Ultimately, she decided that a birth center was the ideal way for her to combine patient-directed care with modern medicine.

“We recognized that by opening a birth center we could do things that many women want,” Morrison said, “like giving them their placentas and allowing children into the birthing room.” While such practices are not universally forbidden in hospitals, many do enact restrictions surrounding the delivery process. Morrison continued, “We would also let mother and baby go home shortly after the birth, rather than making them wait 24 hours.”

But ideological principles aside, getting the state’s go-ahead to open a standalone birth center meant working with a nearly intractable government bureaucracy. According to Morrison and Heron, the entire process took five years, cost $300,000, and involved countless forms, face-to-face meetings with health department officials, and a raft of permits, licenses, and follow-up inspections. Because so few birth centers exist in the state, Morrison also notes that health department staff were often flummoxed, unsure of how best to proceed.

On top of this, added Heron, “The laws are very strict. First, you need a Certificate of Need (CoN). The fact that we already had a location where we performed abortions and provided gynecological care meant that we could expand our existing CoN.” Nonetheless, she called the process “grueling.”

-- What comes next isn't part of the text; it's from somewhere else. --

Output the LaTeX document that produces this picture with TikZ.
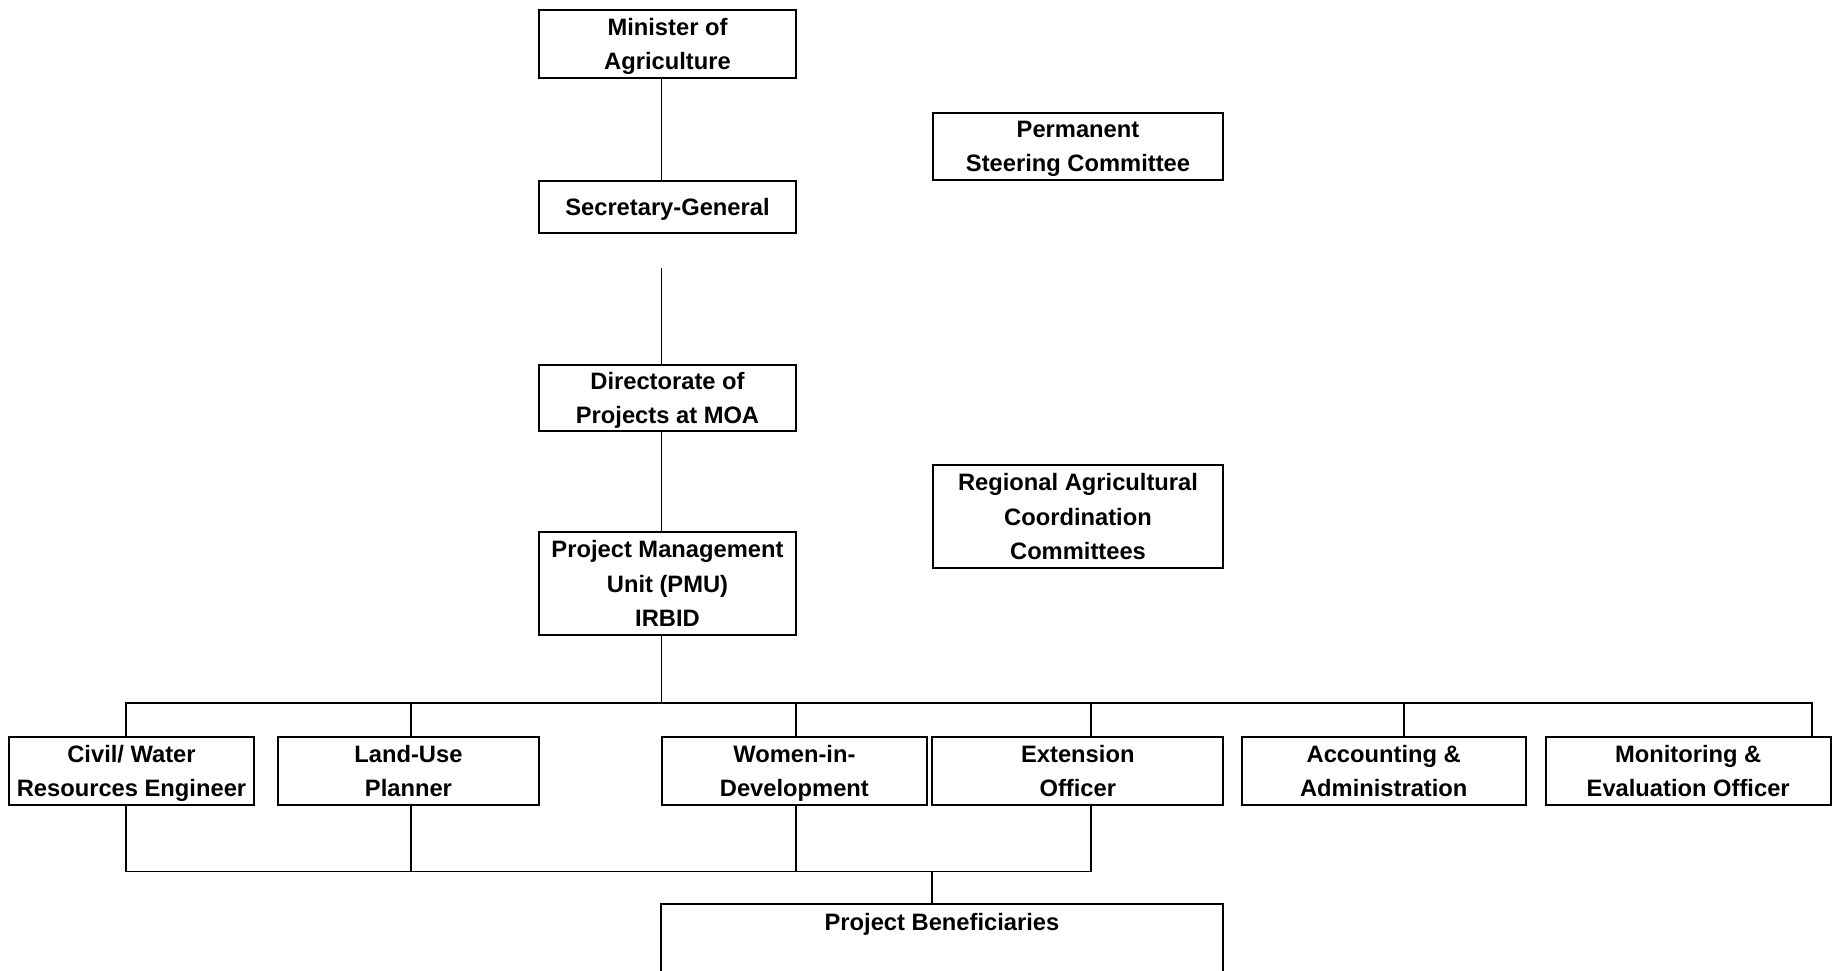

“Some of the regulations seemed nonsensical,” she continued. “For example, we needed a portable ice maker. Of course, we went and bought one, which we have never used. Everything that we purchased or installed, including the birthing pool, had to meet specific measurements and had to be checked, inspected, and monitored.”

But the biggest hurdle—Heron called it a “challenge”—comes not from state oversight, but rather from insurance companies. So far, the Medicaid managed care provider Independence Health is the only health plan to cover deliveries at Womenservices, meaning that women without this coverage have to pay out-of-pocket if they wish to give birth there.

Both Heron and Morrison find this confounding. “At Womenservices, births cost less than hospital births, but for some reason, they are still opposed by insurance companies,” Morrison said. “A typical hospital birth costs nearly $10,000; at the Birth Center it’s $3,000.”

Even so, neither of them are discouraged. As Morrison said, “We’re working to give women the opportunity to have the birth they want or the abortion they need.”